Yes, this is legal, accessibility is checked statically (not dynamically):

class A {
public:
    virtual void foo() = 0;
private:
    virtual void bar() = 0;
};

class B : public A {
private:
    virtual void foo() {} // public in base, private in derived
public:
    virtual void bar() {} // private in base, public in derived
};

void f(A& a, B& b)
{
    a.foo(); // ok
    b.foo(); // error: B::foo is private
    a.bar(); // error: A::bar is private
    b.bar(); // ok (B::bar is public, even though A::bar is private)
}

int main()
{
    B b;
    f(b, b);
}

Now, why would you want to do that? It only matters if you use the derived class B directly (2nd param of f()) as opposed to through the base A interface (1st param of f()). If you always use the abstract A interface (as I would recommend in general), it still complies to the "IS-A" relashionship.

As many of the guys pointed out it is legal.

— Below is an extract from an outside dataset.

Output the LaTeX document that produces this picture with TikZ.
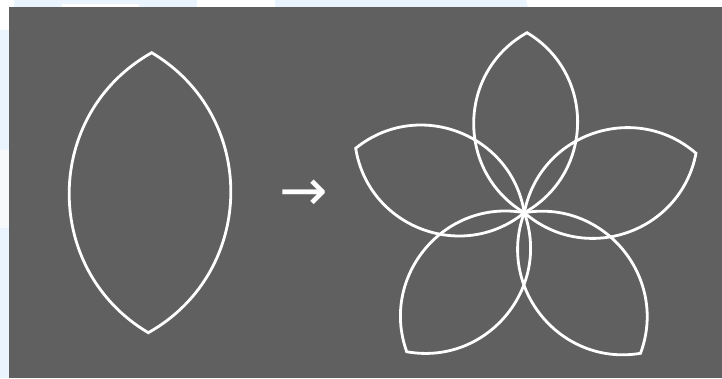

However, "IS-A" part is not that simple. When it comes to "dynamic polymorphism" "IS-A" relation holds, I.e. everything you can do with Super you can also do with Derived instance.

However, in C++ we also have something that is often referred as static polymorphism (templates, most of the time). Consider the following example:

class A {
public:
    virtual int m() {
        return 1;
    }
};

class B : public A {
private:
    virtual int m() {
        return 2;
    }
};

template<typename T>
int fun(T* obj) {
    return obj->m();
}

Now, when you try to use "dynamic polymorphism" everything seems to be ok:

A* a = new A();
B* b = new B();

// dynamic polymorphism
std::cout << a->m(); // ok
std::cout << dynamic_cast<A*>(b)->m(); // ok - B instance conforms A interface
// std::cout << b->m(); fails to compile due to overriden visibility - expected since technically does not violate IS-A relationship

... but when you use "static polymorphism" you can say that "IS-A" relation no longer holds:

A* a = new A();
B* b = new B();

// static polymorphism
std::cout << fun(a); // ok
//std::cout << fun(b); // fails to compile - B instance does not conform A interface at compile time

So, in the end, changing visibility for method is "rather legal" but that's one of the ugly things in C++ that may lead you to pitfall.

It is allowed, in both directions (ie, from private to public AND from public to private).

On the other hand, I would argue it does not break the IS-A relationship. I base my argument on 2 facts:

• using a Base& (or Base*) handle, you have exactly the same interface as before
• you could perfectly (if you wish) introduce a forward method that is public and calling the private method directly anyway: same effect with more typing

Yes, this is allowed as long as the signature is the same. And in my opinion, yes, you're right, overriding visibility (for example, public -> private) breaks IS-A. I believe Scott Myers Effective C++ series has a discussion on this one.